Under the new system, your monthly request allocation becomes a pool of AI Credits. The model multipliers determine how quickly you draw down that pool. A Claude Sonnet 4.6 request at 1x draws one credit. A Claude Opus 4.7 request at 15x draws fifteen. The math is the same as the current request system; the currency name changes.

GPT-4.1 (currently 0x, does not draw from your quota) deprecates June 1. After that date, every model in your workflow carries a multiplier. If you were relying on GPT-4.1 to handle routine tasks at no cost, you need a substitute. GPT-5 mini at 0x is the natural replacement. It is available across all paid plans.

When to choose Cursor instead

Copilot's case is strongest when your organization is already on GitHub and needs admin controls, policy management, and the GitHub-native automation layer. If those requirements are present, Copilot Business is the pick. The control plane is the product.

The case for switching flips on a specific profile: a solo developer or small team doing primarily IDE-based coding, not locked into a multi-IDE organization, and wanting a flat-rate cloud agent without per-token metering on routine tasks.

Cursor Pro ($20/month) bundles Cursor's Composer 2.5 multi-file agent, which handles multi-repo automations with a quality that the GitHub Copilot agent mode does not match at this point. For the setup and configuration details, see our Cursor v3.5 automations guide.

The billing structure is the concrete difference. Copilot Pro at $10/month plus overages at $0.04/request gives you 300 premium requests, then a usage-based tail starting June 1. Cursor Pro at $20/month gives you a flat rate for standard agent runs without per-token metering on typical sessions. For a developer who runs Composer heavily throughout the week, the Cursor billing model is predictable in a way that Copilot Pro will not be after June 1.

Where to stay on Copilot: your team uses JetBrains or Xcode alongside VS Code and needs one assistant across all of them. Your organization needs indemnification or audited automation. You are a Business or Enterprise customer with admin controls and the LTS procurement story matters. Those are the conditions where Copilot's breadth and control plane out-earn Cursor's depth.

For readers weighing the full field of coding agent options beyond Copilot and Cursor, the Grok Build vs Claude Code vs Cline comparison covers the terminal-focused agent category.

FAQ

Does auto model selection count against premium requests?

Yes. Auto selection draws from your premium request quota at the rate of whichever model it picks, with a 10% multiplier discount applied. If the router picks Claude Sonnet 4.6 (1x), you are charged 0.9x per request, not 1x. The discount does not apply to Free plan users.

Can you mix Copilot Free (for completions) with another tool for chat and agents?
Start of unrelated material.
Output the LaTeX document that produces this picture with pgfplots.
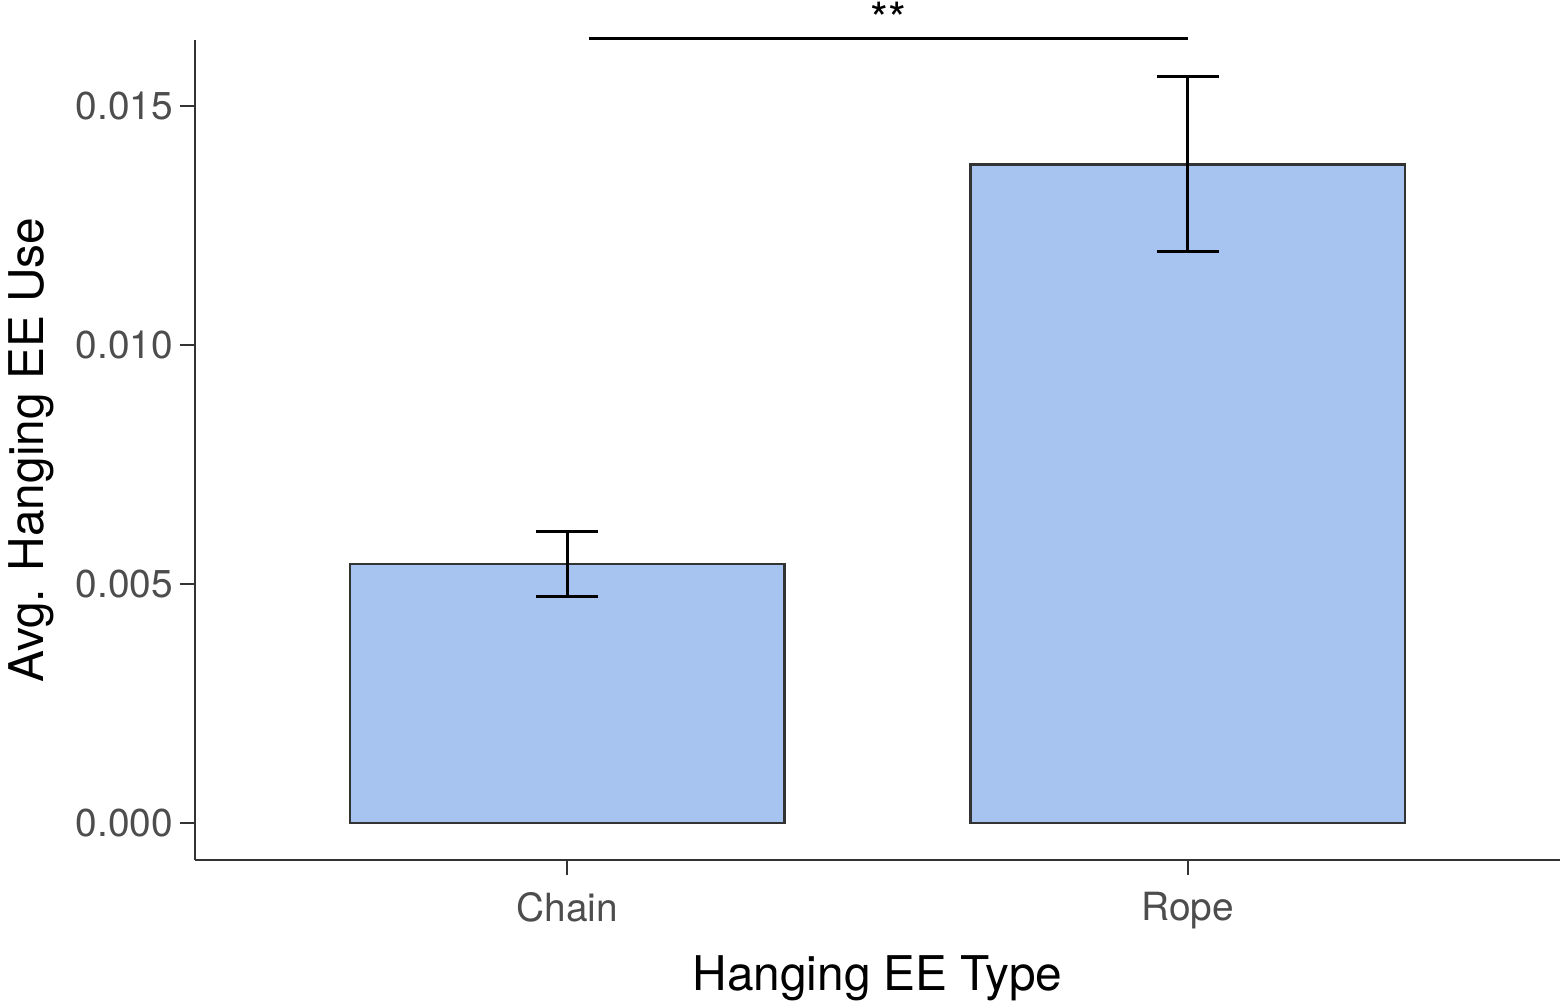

Yes. Copilot Free's 2,000 monthly completions work in VS Code, JetBrains, Xcode, and other supported IDEs, and nothing stops you from running a separate chat tool alongside it. The practical limit is that the Free plan's 50 premium request ceiling means any meaningful chat or agent work will hit the ceiling quickly. For pure inline completion supplemented by a dedicated chat tool, the combination is workable.

What happens to request counts when the base model switched on May 17?

If your Business or Enterprise organization's default model changed from GPT-4.1 (0x) to GPT-5.3-Codex (1x) on May 17, your premium request consumption went up from that date forward. GPT-4.1 is still force-enabled at 0x temporarily, so explicitly selecting GPT-4.1 still costs nothing until June 1. After June 1, GPT-4.1 is gone.

Does Gemini 3.5 Flash work in all IDEs or just VS Code?

The May 19 changelog marks Gemini 3.5 Flash as generally available for GitHub Copilot, which covers the standard Copilot extension and its supported clients. The changelog does not restrict it to VS Code. Business and Enterprise admins must enable the Gemini 3.5 Flash policy before their users can access it.

Will GPT-4.1 stop working completely on June 1?

Yes. GPT-4.1, GPT-5.2, and GPT-5.2-Codex all deprecate June 1, per the supported models page. GPT-4.1 remains force-enabled at 0x until that date. After June 1, GPT-5 mini is the 0x-cost substitute on included models. GPT-5.3-Codex at 1x is the quality step-up and carries the LTS guarantee through February 4, 2027.